The 3rd major release of the Blockbridge Docker Volume Driver!

Blockbridge consistently releases volume driver updates in support of new Docker functionality. Version 3.0 of the volume driver continues this trend with enhanced support for Docker 1.9, adding additional Blockbridge specific features and laying the groundwork for fancy features coming in Docker 1.10.

Here’s a summary of what’s new:

  • Storage Profiles – global user-defined templates for attribute-based provisioning
  • Volume Insight – runtime insight into volume properties
  • Quality of Service – guaranteed IOPS for persistent volumes

Storage Profiles

You’ve always been able to provision Blockbridge programmable storage with a rich set of attributes and per-volume options. Developers rely on this capability to programmatically provision storage to match application requirements.

In 3.0, we’re introducing Storage Profiles as a way to templatize query parameters and volume options. Define your application requirements in a profile, and then use the profile to provision similar storage from any docker host running the Blockbridge volume driver.

Storage profiles are global and coherent: they can be referenced and managed from any Docker host without any additional software or setup. To manage them, use the driver’s command-line utility or communicate directly with driver’s REST API!

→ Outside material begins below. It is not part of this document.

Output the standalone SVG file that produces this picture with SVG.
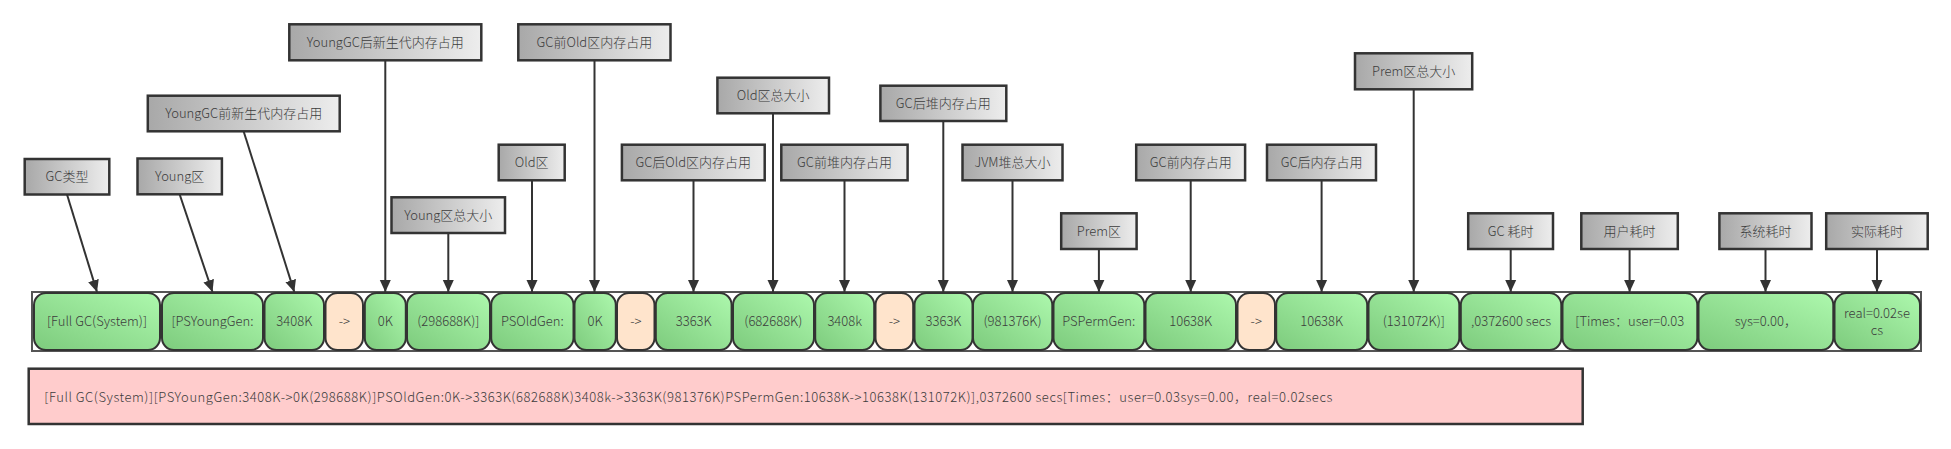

Example: View Storage Profile Information via Volume Driver CLI

# docker exec blockbridge-volume-driver profile info –name profile[
{
“name”: “profile”,
“user”: “block”,
“capacity”: “32GiB”,
“type”: “autovol”,
“attributes”: “+ssd”
},
]

Volume Information

Docker 1.9 allows volumes to be created with options that are passed directly to volume plugins. Unfortunately, it does not provide a way to query those options after the fact.

The Blockbridge volume driver now exposes a volume API endpoint alongside the profile API. The volume API allows users to query the full information about a volume including its create time options and provisioning attributes. It also provides detailed information on distributed host references for multi-host volumes.

Example: View Volume Information via Volume API

# docker exec blockbridge-volume-driver volume info –name myvol[
{
“attributes”: “+ssd”,
“capacity”: “32GiB”,
“name”: “app-db”,
“type”: “autovol”,
“user”: “block”,
“hosts”: “dk-swarm-1 dk-swarm-2 dk-swarm-7”
}
]

Quality of Service (QoS)

Blockbridge storage software provides IOPS quality of service (QoS) guarantees for solid-state storage platforms. In 3.0, you can now specify minimum QoS requirements on a per volume basis. To reserve IOPS, specify the iops option to volume create or declare an iops requirement in a storage profile.

Example: IOPS Provisioning for Database Application

# docker volume create –name speedydb –driver blockbridge –opt iops=125000 \
–opt user=speedy –capacity 1TiB speedydb

Tell Us What You Think!

Try the Blockbridge Docker Volume Driver and Blockbridge Simulator for Docker! They run in any environment and on any hardware. The Blockbridge Volume Driver implements the Docker volume plugin API; it runs as a container. The Blockbridge Simulator is our Elastic Programmable Storage Stack in container form. It’s free for development and non-production use. Use the storage simulator alongside the volume driver on the same host for a simple test, or use with multiple hosts and aggregate storage pools across multiple storage nodes.

The volume driver and storage simulator are supported on any Linux platform that runs Docker, including bare-metal, OpenStack, CoreOS and OSX (virtualbox).